Evolution of the α-BaMg(CO3)2 low-temperature superstructure and the tricritical nature of its α–β phase transition

Abstract

The crystal structure of the synthetic double carbonate norsethite [BaMg(CO3)2] has been reinvestigated using X-ray diffraction data within the temperature range 100–500 K using a high-sensitivity PILATUS pixel detector. The previously assumed positional shift of the crystallographically unique oxygen atom is confirmed. The shift is associated with a coupled rotation of symmetry-equivalent carbonate groups. It was possible to follow the shift using high-accuracy experiments under varying temperature conditions between 100 K and the critical transition temperature occurring at T c = 363 ± 3 K. The transition of the α-form (space group R{\bar 3}c; below T c), which represents a superstructure of the β-form (space group R{\bar 3}m, with c′ = c/2; above T c) was studied in detail.
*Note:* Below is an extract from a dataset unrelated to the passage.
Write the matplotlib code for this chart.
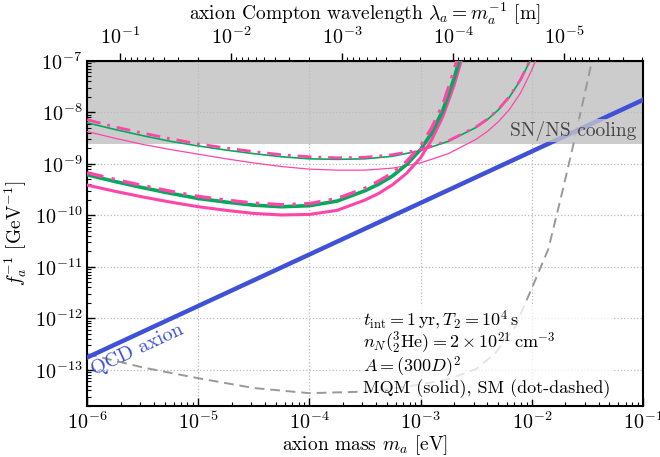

The tricritical order character of this displacive phase transition was verified by tracking the intensities of the recorded superstructure reflections (l = 2n + 1) from single-crystal diffraction and using high-precision lattice parameters obtained from powder diffraction in transmission geometry. Thermodynamic properties suggest both rotation of the CO3 group and a coordination change of the BaO12 coordination polyhedra as the order parameters driving the temperature-dependent α–β phase transition. Nevertheless, a detailed structural analysis reveals the coordination change of the barium atoms to be the main driving force for the observed transformation.